Khutspeh frequently trumps its master’s seykhel: Nerve and impudence sometimes overcome calculation, and if the owner of Casseroles of All Nations had both, he’d have made sure that a suitable interval was maintained between waitress order and table-side delivery. All I know is how the bubble burst. Frances was occasionally summoned to a tableful of disgruntlement: though steam poured from the edges of a customer’s dish, the first forkful from the middle was ice cold. Bigtime swindlery was afoot. Venetian gondoliers, Parisian souvenir sellers or a Brooklyn wise-guy: what’s the difference where you get rooked. Right there in Brooklyn, four years after the Bums took a powder from just down Lincold Road, two years before Idlewild was sadly renamed, a con grew in Brooklyn. It lasted a few months. By year end, it closed.

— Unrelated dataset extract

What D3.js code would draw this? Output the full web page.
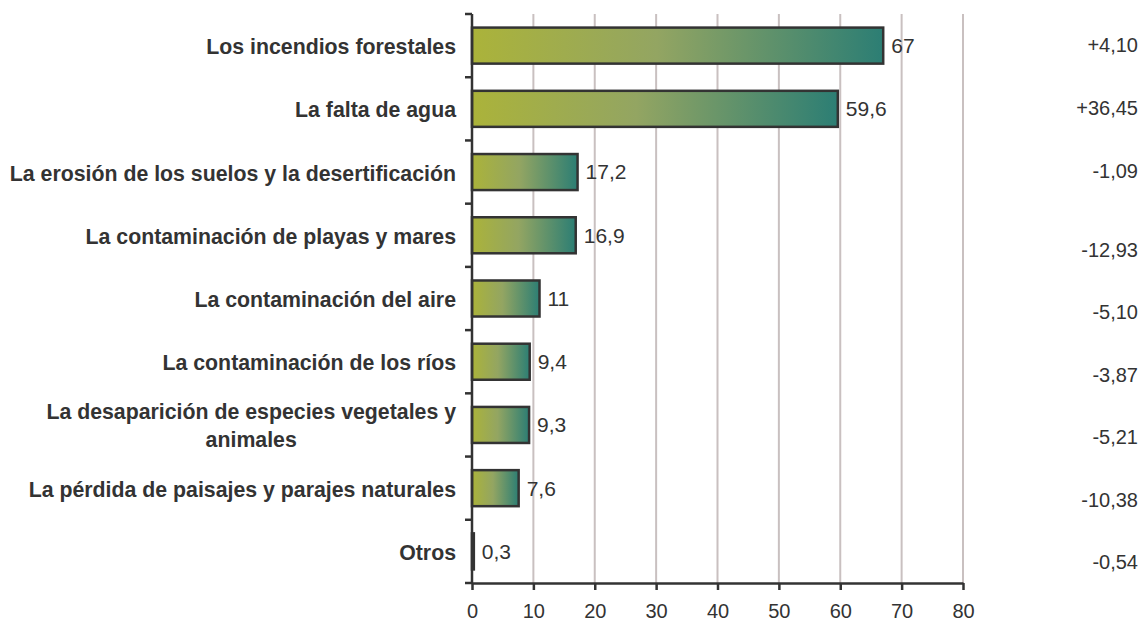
<!DOCTYPE html>
<html>
<head>
<meta charset="utf-8">
<script src="https://cdn.jsdelivr.net/npm/d3@7"></script>
<style>
  body { margin: 0; background: #fff; }
  svg { display: block; font-family: Arial, "Liberation Sans", sans-serif; }
</style>
</head>
<body>
<svg id="Chart" width="1142" height="623"></svg>
<script>
// categories (top to bottom), "\n" marks a wrapped label
var categories = [
  "Los incendios forestales",
  "La falta de agua",
  "La erosión de los suelos y la desertificación",
  "La contaminación de playas y mares",
  "La contaminación del aire",
  "La contaminación de los ríos",
  "La desaparición de especies vegetales y\nanimales",
  "La pérdida de paisajes y parajes naturales",
  "Otros"
];
var values = [67, 59.6, 17.2, 16.9, 11, 9.4, 9.3, 7.6, 0.3];
var valueLabels = ["67", "59,6", "17,2", "16,9", "11", "9,4", "9,3", "7,6", "0,3"];
var changeLabels = ["+4,10", "+36,45", "-1,09", "-12,93", "-5,10", "-3,87", "-5,21", "-10,38", "-0,54"];
var xTicks = [0, 10, 20, 30, 40, 50, 60, 70, 80];

var margin = { top: 14, left: 472, right: 179, bottom: 40 };
var svg, width, height, innerW, innerH;

document.addEventListener("DOMContentLoaded", () => {
  svg = d3.select("#Chart");
  width = +svg.attr("width");
  height = +svg.attr("height");
  innerW = width - margin.left - margin.right;
  innerH = height - margin.top - margin.bottom;
  drawChart();
});

function drawChart() {
  svg.selectAll("*").remove();

  var x = d3.scaleLinear().domain([0, 80]).range([margin.left, margin.left + innerW]);
  var y = d3.scaleBand()
    .domain(categories)
    .range([margin.top, margin.top + innerH])
    .paddingInner(0.43)
    .paddingOuter(0.215);
  var step = y.step();
  var gap = step * y.paddingInner() / 2;

  // gradient for bars
  var grad = svg.append("defs").append("linearGradient")
    .attr("id", "barGrad")
    .attr("x1", "0%").attr("x2", "100%")
    .attr("y1", "0%").attr("y2", "0%");
  grad.append("stop").attr("offset", "0%").attr("stop-color", "#abb33a");
  grad.append("stop").attr("offset", "45%").attr("stop-color", "#93a562");
  grad.append("stop").attr("offset", "100%").attr("stop-color", "#2c7e74");

  // vertical grid
  svg.append("g")
    .selectAll("line")
    .data(xTicks.slice(1))
    .enter()
    .append("line")
    .attr("x1", d => x(d)).attr("x2", d => x(d))
    .attr("y1", margin.top).attr("y2", margin.top + innerH)
    .attr("stroke", "#c9c0c0")
    .attr("stroke-width", 2);

  // bars
  svg.append("g")
    .selectAll("rect")
    .data(values)
    .enter()
    .append("rect")
    .attr("x", x(0))
    .attr("y", (d, i) => y(categories[i]))
    .attr("width", d => x(d) - x(0))
    .attr("height", y.bandwidth())
    .attr("fill", "url(#barGrad)")
    .attr("stroke", "#333")
    .attr("stroke-width", 2.5);

  // bottom axis
  var xAxis = d3.axisBottom(x).tickValues(xTicks).tickSize(7).tickSizeOuter(0).tickPadding(14);
  var gx = svg.append("g")
    .attr("transform", `translate(0,${margin.top + innerH})`)
    .call(xAxis);
  gx.select(".domain").attr("stroke", "#333").attr("stroke-width", 2.5);
  gx.selectAll(".tick line").attr("stroke", "#333").attr("stroke-width", 2.5);
  gx.selectAll(".tick text")
    .attr("fill", "#333")
    .style("font-size", "20px");

  // left axis with ticks at band boundaries
  var boundaries = categories.map(c => y(c) - gap);
  boundaries.push(y(categories[categories.length - 1]) + y.bandwidth() + gap);
  var gy = svg.append("g");
  gy.append("line")
    .attr("x1", x(0)).attr("x2", x(0))
    .attr("y1", margin.top).attr("y2", margin.top + innerH)
    .attr("stroke", "#333").attr("stroke-width", 2.5);
  gy.selectAll(".btick")
    .data(boundaries)
    .enter()
    .append("line")
    .attr("x1", x(0) - 7).attr("x2", x(0))
    .attr("y1", d => d).attr("y2", d => d)
    .attr("stroke", "#333").attr("stroke-width", 2.5);

  // category labels
  var labelRight = x(0) - 16;
  var lineH = 28;
  categories.forEach((c, i) => {
    var lines = c.split("\n");
    var cy = y(c) + y.bandwidth() / 2;
    var t = svg.append("text")
      .attr("fill", "#333")
      .style("font-size", "21.3px")
      .style("font-weight", "bold");
    var spans = lines.map((l, j) => t.append("tspan")
      .attr("x", labelRight)
      .attr("y", cy + (j - (lines.length - 1) / 2) * lineH + 1)
      .attr("dy", "0.35em")
      .attr("text-anchor", "end")
      .text(l));
    if (lines.length > 1) {
      var maxW = d3.max(spans, s => s.node().getComputedTextLength());
      spans.forEach(s => s.attr("x", labelRight - maxW / 2).attr("text-anchor", "middle"));
    }
  });

  // value labels
  svg.append("g")
    .selectAll("text")
    .data(values)
    .enter()
    .append("text")
    .attr("x", d => x(d) + 8)
    .attr("y", (d, i) => y(categories[i]) + y.bandwidth() / 2)
    .attr("dy", "0.35em")
    .attr("fill", "#333")
    .style("font-size", "21px")
    .text((d, i) => valueLabels[i]);

  // change column on the right (separate text box, lower group sits a bit lower)
  var lowerRows = d3.scalePoint()
    .domain(categories.slice(3))
    .range([250, 562]);
  svg.append("g")
    .selectAll("text")
    .data(changeLabels)
    .enter()
    .append("text")
    .attr("x", width - 4)
    .attr("y", (d, i) => i < 3 ? y(categories[i]) + y.bandwidth() / 2 - 1 : lowerRows(categories[i]))
    .attr("dy", "0.35em")
    .attr("text-anchor", "end")
    .attr("fill", "#333")
    .style("font-size", "20px")
    .text(d => d);
}
</script>
</body>
</html>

In her memoirs, Julia Child recounts the tension between herself and her co-authors of Mastering The Art of French Cooking and their editors at Houghton Mifflin and then Knopf, before its publication in October 1961, over the length of the draft manuscript and the complexity of some of the recipes. Though the published work contains few, if any, simple, quick dishes to prepare, the overwhelming trend in America towards that which would be easy and fast to put on the table, at the expense of quality and taste, bedeviled Ms. Child and her co-authors. They put the book to bed and largely resisted the editors’ imprecations to appeal to industry misimpressions of the desires of the largest cookbook readership in the USA. Editor Avis DeVoto, in her extensive correspondence with Ms. Child, pre-publication, bemoaned the post-war dearth of servants and the consequent impoverishment of the upper-middle class American diet: “I can’t wait to see what you do about casseroles…There isn’t one casserole in a hundred that is fit to eat. ***** says that she ducks invitations to dine with young married people because she can’t, at her age, take the casserole any more– she described one composed of roast pork and canned Bing cherries, after which she came home and was sick…”
Long ago, oaken trestle tables and faux Persian carpets adorned the grand ground floor space. Residents could enter the restaurant without going outdoors as was the fashion in finer residential hotels in Manhattan and at the St. George in Brooklyn Heights. In the early 1930’s Brooklyn phonebooks listed the dining room as “The Traymore” restaurant, quite possibly named after the apartment house itself when it opened at the end of the roaring 20’s, in a mini-paean of elegance and Anglophilia for the benefit of its all-rightnik predominantly Jewish tenants.
Microwave ovens are now ubiquitous. Jackie’s gone and so are the Dodgers. Perhaps one day, though, greatness will return to the corner of Ocean Avenue and Lincoln Road. But Casseroles of All Nations is dead and gone.